The Pros and Cons of Each Business Structure

Close up of a woman's hand with red painted nails holding an apple in each hand.
09/19/2019

Which business structure is right for you?

It's a critical decision that can have a big impact on your business, including how much tax you pay, your risk exposure and even your ability to get a business loan.

Let's look at the pros and cons of the top four ways to structure your small business.

Sole Proprietorship

A sole proprietorship is the most popular business structure in the US — 73 percent of small businesses are run by a sole proprietor. It's an unincorporated business that requires no legal action to form, making it the simplest structure to organize and operate.

Pros: All you need are the necessary licenses and permits. If you want to do business using a name other than your own, you may also need to file a "Doing Business Name" with your city or county. That's it!

Tax preparation is also simplified. Without any legal separation between you and your business, you simply report all your business income and expenses on your personal tax return (known as "pass-through" taxation).

Cons: The lack of liability protection is one concern. Because there is no legal separation between you and your business, you can be held liable for any debts or legal action brought against your business. This is a major reason why businesses incorporate.

Sole proprietors can also struggle with credibility issues. By not incorporating, clients may not view your business as professional or dependable. Incorporation is also a must if you're seeking a business loan.

Since a sole proprietorship doesn't afford any legal protections, sole proprietors often operate in low-risk industries and can be freelancers, independent contractors, home-based businesses or offer other professional services.

Limited Liability Company (LLC)

Generally, if you're growing your business, seeking outside investment or want more liability protection, consider structuring your business as an LLC.

To start an LLC you'll need to file articles of organization with your state, usually the secretary of state.
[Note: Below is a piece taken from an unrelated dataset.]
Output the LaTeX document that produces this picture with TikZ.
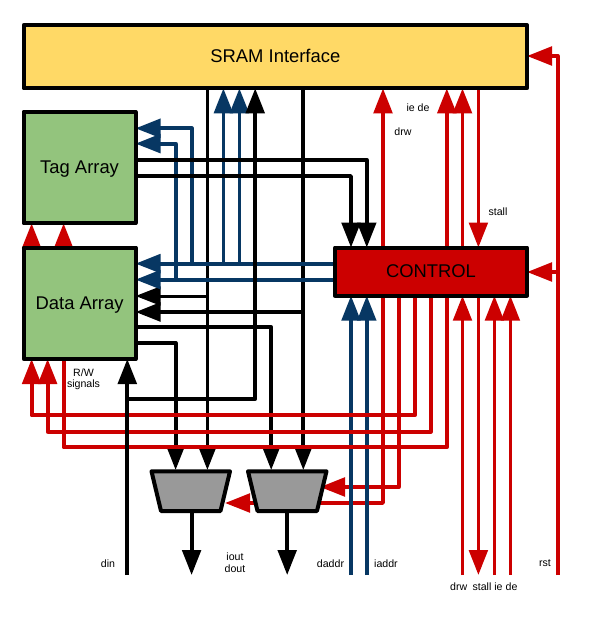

If you have a multimember LLC, such as a business partnership, it's also a good idea to create an operating agreement so each member is aware of their responsibilities for the smooth operation of the business.

Pros: An LLC provides business owners protection from any personal liability for business debts and obligations. If your company is sued, only the company's assets are at risk, not your own.

Just like the sole proprietor or partnership, taxes in an LLC are passed through the business to each member of the LLC.

Cons: It's important to stress that the protection is "limited." The LLC status won't protect you from all actions such as breaking intellectual property laws or being sued by an employee — that's why it's important to have business insurance to protect you against business damages.

Business Partnership

In its simplest form, a business partnership is an unincorporated business owned by multiple people. Profits are divided up among the partners and reported, through the pass-through method, on each partner's personal income tax return. In addition, the business will need to file an informational return reporting the partnership's gains and losses to the IRS.

Pros: Partnerships are easy to start and maintain; however, it's strongly advised that you set up a partnership agreement (think of it as a prenup) to formalize who does what, how profits are split, how you'll handle disagreements and steps for dissolving the partnership. You'd be well-advised to work with a lawyer to ensure the agreement is watertight.

Cons: What works for some may not work for others because a basic partnership doesn't protect its owners' personal assets against anyone who demands payment from the business. High-risk professions (law, healthcare, some general contractors) may need more protection. For this, consider forming an LLC.

Other options available to partners include a limited liability partnership (where multiple partners enjoy limited personal liability for debts and obligations). Or, if you have a silent partner (one that provides funding but no management direction), consider a limited partnership in which the managing partner has unlimited personal liability while the other partner has limited liability.

S Corporation

An S corporation (or S corp) is becoming a popular choice because of the tax benefits it can bring.

To become an S corp you'll need to incorporate as an LLC. Then make a special election with the IRS to have your LLC taxed as an S corp. From a legal standpoint, you retain the same benefits of an LLC, but for tax purposes you're treated differently.

Pros: In an S-corp arrangement, the business owner draws a salary from the business's profits as an employee. From a tax perspective, this can be good news, since only your wages are subject to self-employment tax (currently 15.3 percent of your income). The remaining profits are distributed to the owner or among the owners as dividends on which you pay regular personal income tax. Dividends are taxed at a lower rate than income, which could potentially reduce your annual tax liability.

Cons: Starting and running an S corp is complicated and a little more costly than other options. If you want to go this route, talk to a tax adviser to assess the pros and cons for your business.